- [Objective]: All the data should be repeated exactly. Any image in it is left out.

- [Data excerpt]:
========================
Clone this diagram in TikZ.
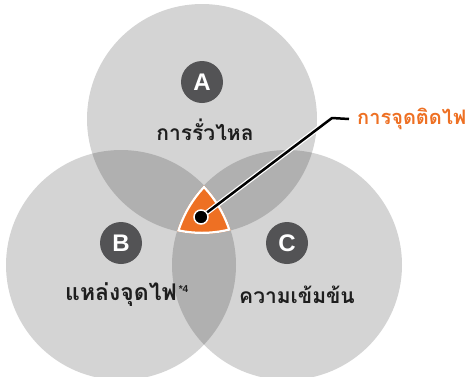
\documentclass[tikz,border=0pt]{standalone}
\usepackage{fontspec}
\setmainfont{Liberation Sans}
\newfontfamily\thaifont[Script=Thai]{Loma}
\definecolor{orng}{HTML}{EE7023}
\definecolor{badgegray}{HTML}{535355}
\definecolor{txt}{HTML}{1E1E1E}
\begin{document}
\begin{tikzpicture}[x=1pt,y=-1pt,
  venn/.style={fill=black,fill opacity=0.17},
  badge/.style={circle,fill=badgegray,minimum size=42pt,inner sep=0pt,text=white,font=\fontsize{24}{24}\selectfont\bfseries},
  lbl/.style={font=\thaifont\bfseries\fontsize{21}{24}\selectfont,text=txt,inner sep=0pt},
  orlbl/.style={font=\thaifont\bfseries\fontsize{20}{24}\selectfont,text=orng,inner sep=0pt}]
\useasboundingbox (0,0) rectangle (474,376);
\fill[white] (0,0) rectangle (474,376);
\coordinate (cA) at (202,119);
\coordinate (cB) at (121,265);
\coordinate (cC) at (287,265);
\fill[venn] (cA) circle (115pt);
\fill[venn] (cB) circle (115pt);
\fill[venn] (cC) circle (115pt);
\begin{scope}
  \clip (cA) circle (115pt);
  \clip (cB) circle (115pt);
  \clip (cC) circle (115pt);
  \fill[orng] (cC) circle (115pt);
  \draw[white,line width=4.5pt] (cA) circle (115pt) (cB) circle (115pt) (cC) circle (115pt);
\end{scope}
% badges
\node[badge] (bA) at (202,82) {A};
\node[badge] (bB) at (121,243) {B};
\node[badge] (bC) at (287,243) {C};
% labels
\node[lbl] (tA) at (205,130) {การรั่วไหล};
\node[lbl,anchor=west] (tB) at (65,295) {\fontsize{23}{24}\selectfont แหล่งจุดไฟ\hspace{2pt}\raisebox{8pt}{\normalfont\fontsize{10}{10}\selectfont\bfseries *4}};
\node[lbl] (tC) at (297,295) {ความเข้มข้น};
% callout
\node[orlbl,anchor=west] (fire) at (357,119) {การจุดติดไฟ};
\coordinate (dot) at (201,217);
\coordinate (elbow) at (332,118);
\draw[white,line width=5pt,line join=round] (dot) -- (elbow) -- ([xshift=-8pt]fire.west);
\draw[black,line width=2.5pt,line join=round] (dot) -- (elbow) -- ([xshift=-8pt]fire.west);
\node[circle,fill=black,draw=white,line width=1.5pt,minimum size=14pt,inner sep=0pt] (dotn) at (dot) {};
\end{tikzpicture}
\end{document}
========================
- [Worked solution]:
Clone this diagram in TikZ.
\documentclass[tikz,border=0pt]{standalone}
\usepackage{fontspec}
\setmainfont{Liberation Sans}
\newfontfamily\thaifont[Script=Thai]{Loma}
\definecolor{orng}{HTML}{EE7023}
\definecolor{badgegray}{HTML}{535355}
\definecolor{txt}{HTML}{1E1E1E}
\begin{document}
\begin{tikzpicture}[x=1pt,y=-1pt,
  venn/.style={fill=black,fill opacity=0.17},
  badge/.style={circle,fill=badgegray,minimum size=42pt,inner sep=0pt,text=white,font=\fontsize{24}{24}\selectfont\bfseries},
  lbl/.style={font=\thaifont\bfseries\fontsize{21}{24}\selectfont,text=txt,inner sep=0pt},
  orlbl/.style={font=\thaifont\bfseries\fontsize{20}{24}\selectfont,text=orng,inner sep=0pt}]
\useasboundingbox (0,0) rectangle (474,376);
\fill[white] (0,0) rectangle (474,376);
\coordinate (cA) at (202,119);
\coordinate (cB) at (121,265);
\coordinate (cC) at (287,265);
\fill[venn] (cA) circle (115pt);
\fill[venn] (cB) circle (115pt);
\fill[venn] (cC) circle (115pt);
\begin{scope}
  \clip (cA) circle (115pt);
  \clip (cB) circle (115pt);
  \clip (cC) circle (115pt);
  \fill[orng] (cC) circle (115pt);
  \draw[white,line width=4.5pt] (cA) circle (115pt) (cB) circle (115pt) (cC) circle (115pt);
\end{scope}
% badges
\node[badge] (bA) at (202,82) {A};
\node[badge] (bB) at (121,243) {B};
\node[badge] (bC) at (287,243) {C};
% labels
\node[lbl] (tA) at (205,130) {การรั่วไหล};
\node[lbl,anchor=west] (tB) at (65,295) {\fontsize{23}{24}\selectfont แหล่งจุดไฟ\hspace{2pt}\raisebox{8pt}{\normalfont\fontsize{10}{10}\selectfont\bfseries *4}};
\node[lbl] (tC) at (297,295) {ความเข้มข้น};
% callout
\node[orlbl,anchor=west] (fire) at (357,119) {การจุดติดไฟ};
\coordinate (dot) at (201,217);
\coordinate (elbow) at (332,118);
\draw[white,line width=5pt,line join=round] (dot) -- (elbow) -- ([xshift=-8pt]fire.west);
\draw[black,line width=2.5pt,line join=round] (dot) -- (elbow) -- ([xshift=-8pt]fire.west);
\node[circle,fill=black,draw=white,line width=1.5pt,minimum size=14pt,inner sep=0pt] (dotn) at (dot) {};
\end{tikzpicture}
\end{document}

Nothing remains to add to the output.